В конечном счете, с 1927 по 1937 годы роль профсоюзов существенно не изменилась. Рабочие не могли использовать кампанию за демократию для превращения профсоюзов в истинных защитников своих интересов. Альтернативные выборы на основе тайного голосования мало что значили, если избранные представители не имели власти, чтобы добиться реальных преимуществ для своих избирателей. Представители профсоюзов, независимо от того, насколько они были честны и действенны, были неспособны ставить под сомнение ставки заработной платы, инвестиционную политику или производственные нормы. Единственным доступным языком для рабочих, хозяйственников и профсоюзных работников для выражения и защиты своих интересов были, провозглашенные Ждановым на пленуме ЦК ВКП(б) и растиражированные в ВЦСПС с подачи Шверника фразы: «вредительство», «ослабление связей с массами», «нарушение демократии», «самонадеянность», «подхалимство», «отсутствие бдительности» и «подавление критики снизу». Это был язык террора, и поскольку это был единственный официально разрешенный способ выражения, он получил широкое распространение. Этот язык мало помогал в решении реальных проблем, порожденных ускоряющей темпы индустриализацией.

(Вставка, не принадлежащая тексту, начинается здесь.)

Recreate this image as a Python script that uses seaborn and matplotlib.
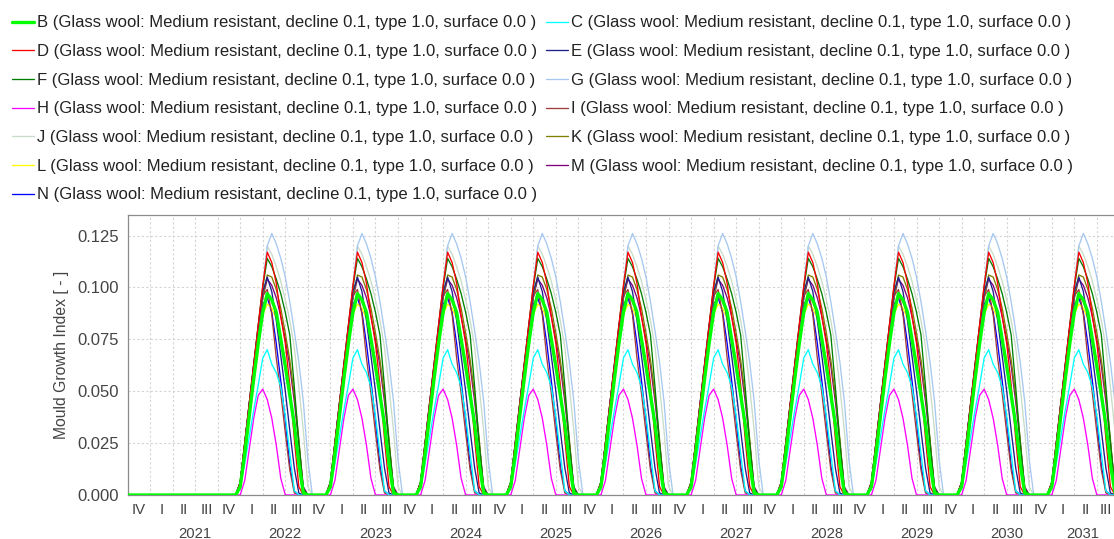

Несчастные случаи на производстве, неудовлетворительное распределение продуктов, плохое качество жилья, отставание строительства, задолженности по заработной плате и низкая производительность труда были объявлены результатом умышленного «вредительства». В этом смысле террор и демократия были двумя сторонами одной медали: демократия дала рабочим возможность избирать новых руководителей, террор позволял устранять старых, но не решали базисных, структурных проблем страны.